# PROVIDED MATERIAL
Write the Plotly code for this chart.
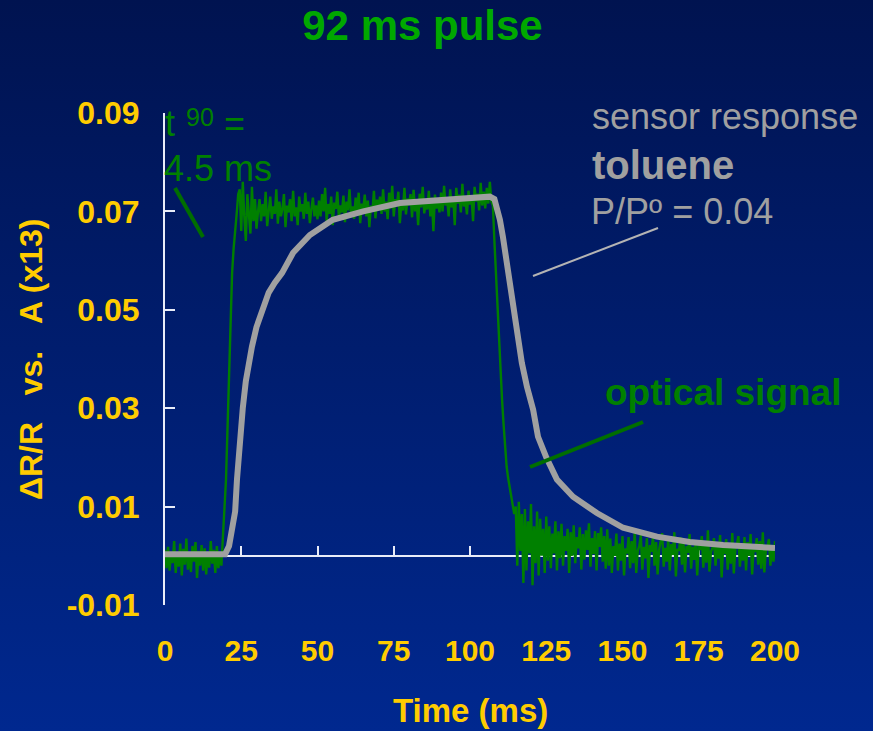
import base64
import numpy as np
import plotly.graph_objects as go

# ---------------------------------------------------------------
# Data (values in units of 1e-4 of dR/R), optical signal sampled every 0.5 ms
# ---------------------------------------------------------------
STEP_MS = 0.5

optical_baseline = [12, -25, 18, -30, 8, -15, 30, -35, 5, -22,
                    25, -40, 14, -18, 35, -28, 2, -33, 20, -12,
                    28, -45, 10, -20, 22, -30, 15, -38, 6, -24,
                    30, -16, 12, -35, 20, -25, 8, -20]                 # 0 - 18.5 ms
optical_rise = [40, 90, 155, 260, 380, 480, 575, 625, 655, 695, 735]  # 19 - 24 ms
optical_plateau = [
    745, 660, 760, 690, 640, 735, 700, 655, 750, 680, 725, 665,
    700, 725, 680, 715, 690, 740, 670, 705, 730, 685, 710, 695, 745, 675, 720, 690,
    705, 735, 668, 712, 698, 725, 680, 742, 690, 708, 672, 730, 700, 715, 685, 738,
    695, 720, 676, 705, 728, 690, 712, 684,
    722, 690, 735, 700, 748, 680, 715, 695, 730, 672, 718, 705, 740, 688, 712, 698,
    732, 678, 720, 702, 745, 692, 710, 685, 728, 700, 738, 676, 716, 704, 734, 690,
    722, 668, 712, 700, 742, 686, 724, 706,
    730, 695, 745, 700, 720, 684, 738, 706, 752, 690, 725, 710, 740, 676, 718, 702,
    748, 694, 726, 712, 735, 688, 744, 700, 722, 672, 736, 708, 750, 696, 718, 704,
    742, 690, 728, 660, 734, 706, 720, 698,
    738, 700, 752, 712, 726, 690, 745, 708, 730, 672, 748, 716, 734, 698, 756, 710,
    724, 694, 742, 714, 730, 680, 750, 720, 736, 702, 758, 712, 740, 706, 748, 716,
    760, 720]                                                          # 24.5 - 107 ms
optical_fall = [712, 640, 570, 505, 440, 372, 318, 268, 222, 182,
                158, 138, 120, 104, 85]                                # 107.5 - 114.5 ms
optical_tail = [
    100, -20, 110, 10, 85, -55, 95, -30, 70, 5, 105, -60, 60, -15, 90, -40, 75, 0,
    55, -35, 80,
    -10, 60, -25, 45, 5, 70, -30, 50, -5, 65, -20, 40, 10, 55, -35, 48, 0, 62, -15,
    38, 15, 58, -28, 44, -8, 52, 12, 66, -22, 36, 4, 50, -30, 46, 18, 58, -12, 40,
    -26, 54,
    -20, 35, -35, 20, 0, 45, -30, 25, -10, 40, -40, 15, 5, 38, -25, 30, -15, 50,
    -35, 10, 20, 42, -28, 18, -5, 36, -45, 22, 8, 40, -20, 28, -38, 12, 30, 46,
    -22, 16, -12, 34, -30, 24, 2, 48, -42, 14, 10, 38, -18, 26, -34, 20, 6, 44,
    -26, 18, -8, 32, -40, 22, 12, 40, -24, 30, -14, 52, -32, 8, 16, 36, -20, 24,
    -6, 42, -44, 18, 4, 34, -28, 26, -16, 46, -36, 14, 22, 40, -22, 20, -10, 38,
    -30, 28, 0, 44, -38, 16, 8, 36, -18, 30, -26, 48, -34, 12, 18, 34, -20, 22,
    -12, 30]                                                           # 115 - 200 ms

# sensor (chemiresistor) response, irregular sampling
sensor_t = [0, 5, 10, 15, 19.7, 21, 22, 23, 23.6, 24.5, 25.5, 26.5, 27.5, 28.5,
            30, 32, 34, 36, 38.4, 42, 47.5, 55, 65, 77, 87, 100, 106.5, 108,
            108.8, 109.8, 110.8, 112.1, 113.8, 115.4, 117, 118.7, 120.7, 122.3,
            125, 128.5, 133.8, 141.6, 150.2, 161.3, 172, 183, 200]
sensor_v = [3, 3, 2, 3, 3, 20, 49, 90, 155, 230, 300, 355, 395, 425,
            465, 505, 535, 555, 575, 616, 652, 683, 700, 717, 722, 728, 730, 725,
            710, 683, 648, 595, 526, 445, 392, 343, 297, 242,
            200, 155, 120, 87, 57, 39, 28, 22, 16]

x_ticks = [0, 25, 50, 75, 100, 125, 150, 175, 200]
y_ticks = [-0.01, 0.01, 0.03, 0.05, 0.07, 0.09]
y_tick_text = ["-0.01", "0.01", "0.03", "0.05", "0.07", "0.09"]

SCALE = 1e-4
optical_v = np.array(optical_baseline + optical_rise + optical_plateau
                     + optical_fall + optical_tail) * SCALE
optical_t = np.arange(len(optical_v)) * STEP_MS
sensor_y = np.array(sensor_v) * SCALE

# ---------------------------------------------------------------
# Layout geometry (pixels)
# ---------------------------------------------------------------
W, H = 873, 731
ML, MR, MT, MB = 165, 98, 113, 126
PW, PH = W - ML - MR, H - MT - MB
Y_MIN, Y_MAX = -0.01, 0.09

def fx(px):
    return (px - ML) / PW

def fy(py):
    return (H - MB - py) / PH

FONT = "Liberation Sans, Arial, sans-serif"
YELLOW = "#FFCC00"
GREEN = "#008000"
GREY = "#A0A0A0"
AXIS = "#E8ECF8"

# vertical blue gradient for the page background
svg = (f'<svg xmlns="http://www.w3.org/2000/svg" width="{W}" height="{H}" '
       f'preserveAspectRatio="none"><defs><linearGradient id="g" x1="0" y1="0" '
       f'x2="0" y2="1"><stop offset="0" stop-color="#001350"/>'
       f'<stop offset="1" stop-color="#00288F"/></linearGradient></defs>'
       f'<rect width="{W}" height="{H}" fill="url(#g)"/></svg>')
bg_uri = "data:image/svg+xml;base64," + base64.b64encode(svg.encode()).decode()

fig = go.Figure()
# invisible point that makes the time axis drawn at y = 0 render
fig.add_trace(go.Scatter(x=[0], y=[0], xaxis="x2", mode="markers",
                         marker=dict(opacity=0), hoverinfo="skip"))
fig.add_trace(go.Scatter(x=optical_t, y=optical_v, mode="lines",
                         line=dict(color=GREEN, width=2.4), hoverinfo="skip"))
fig.add_trace(go.Scatter(x=sensor_t, y=sensor_y, mode="lines",
                         line=dict(color=GREY, width=6), hoverinfo="skip"))

fig.update_layout(
    width=W, height=H,
    margin=dict(l=ML, r=MR, t=MT, b=MB),
    paper_bgcolor="#001E70",
    plot_bgcolor="rgba(0,0,0,0)",
    showlegend=False,
    images=[dict(source=bg_uri, xref="paper", yref="paper",
                 x=-ML / PW, y=1 + MT / PH, sizex=W / PW, sizey=H / PH,
                 xanchor="left", yanchor="top", sizing="stretch", layer="below")],
    title=dict(text="92 ms pulse", x=422.5 / W, xanchor="center",
               y=1 - 25 / H, yanchor="middle",
               font=dict(family=FONT, size=42, color="#00A800", weight="bold")),
    xaxis=dict(range=[0, 200], showline=False, showgrid=False, zeroline=False,
               ticks="", tickvals=x_ticks, ticklabelstandoff=25,
               tickfont=dict(family=FONT, size=30, color=YELLOW, weight="bold")),
    xaxis2=dict(range=[0, 200], overlaying="x", anchor="free",
                position=(0 - Y_MIN) / (Y_MAX - Y_MIN), layer="below traces",
                showline=True, linecolor=AXIS, linewidth=2, showgrid=False,
                zeroline=False, ticks="inside", ticklen=9, tickwidth=2,
                tickcolor=AXIS, tickvals=x_ticks[1:], showticklabels=False),
    yaxis=dict(range=[Y_MIN, Y_MAX], showline=True, linecolor=AXIS, linewidth=2,
               showgrid=False, zeroline=False, ticks="inside", ticklen=10,
               tickwidth=2, tickcolor=AXIS, tickvals=y_ticks, ticktext=y_tick_text,
               ticklabelstandoff=17,
               tickfont=dict(family=FONT, size=32, color=YELLOW, weight="bold")),
)

ann = [
    # axis titles
    dict(text="\u0394R/R\u00a0\u00a0\u00a0vs.\u00a0\u00a0\u00a0A (x13)", x=fx(31), y=fy(360),
         textangle=-90, xanchor="center", yanchor="middle",
         font=dict(family=FONT, size=32, color=YELLOW, weight="bold")),
    dict(text="Time (ms)", x=fx(470), y=fy(710), xanchor="center", yanchor="middle",
         font=dict(family=FONT, size=33, color=YELLOW, weight="bold")),
    # rise-time note
    dict(text="t", x=fx(163), y=fy(123), xanchor="left", yanchor="middle",
         font=dict(family=FONT, size=36, color=GREEN)),
    dict(text="90", x=fx(184), y=fy(117), xanchor="left", yanchor="middle",
         font=dict(family=FONT, size=25, color=GREEN)),
    dict(text="=", x=fx(222), y=fy(123), xanchor="left", yanchor="middle",
         font=dict(family=FONT, size=36, color=GREEN)),
    dict(text="4.5 ms", x=fx(162), y=fy(169), xanchor="left", yanchor="middle",
         font=dict(family=FONT, size=36, color=GREEN)),
    # sensor label
    dict(text="sensor response", x=fx(590), y=fy(116), xanchor="left", yanchor="middle",
         font=dict(family=FONT, size=36, color=GREY)),
    dict(text="toluene", x=fx(590), y=fy(165), xanchor="left", yanchor="middle",
         font=dict(family=FONT, size=40, color=GREY, weight="bold")),
    dict(text="P/P\u00ba = 0.04", x=fx(589), y=fy(212), xanchor="left", yanchor="middle",
         font=dict(family=FONT, size=36, color=GREY)),
    # optical label
    dict(text="optical signal", x=fx(603), y=fy(392), xanchor="left", yanchor="middle",
         font=dict(family=FONT, size=37, color=GREEN, weight="bold")),
]
for a in ann:
    a.update(xref="paper", yref="paper", showarrow=False)
fig.update_layout(annotations=ann)

# pointer lines from the labels to the curves
pointers = [((175, 188), (203, 237), "#006E00", 4),
            ((533, 276), (658, 228), "#B4B4B4", 2),
            ((530, 467), (643, 422), "#006E00", 4)]
for (x0, y0), (x1, y1), col, lw in pointers:
    fig.add_shape(type="line", xref="paper", yref="paper",
                  x0=fx(x0), y0=fy(y0), x1=fx(x1), y1=fy(y1),
                  line=dict(color=col, width=lw))

fig.write_html("out.html")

# EXERCISE PROMPT
Repeat the lines of the listing above verbatim, beginning at its first line and ending at the line containing "import plotly.graph_objects as go", which is included. Omit pictures.

# ANSWER IN FULL
Write the Plotly code for this chart.
import base64
import numpy as np
import plotly.graph_objects as go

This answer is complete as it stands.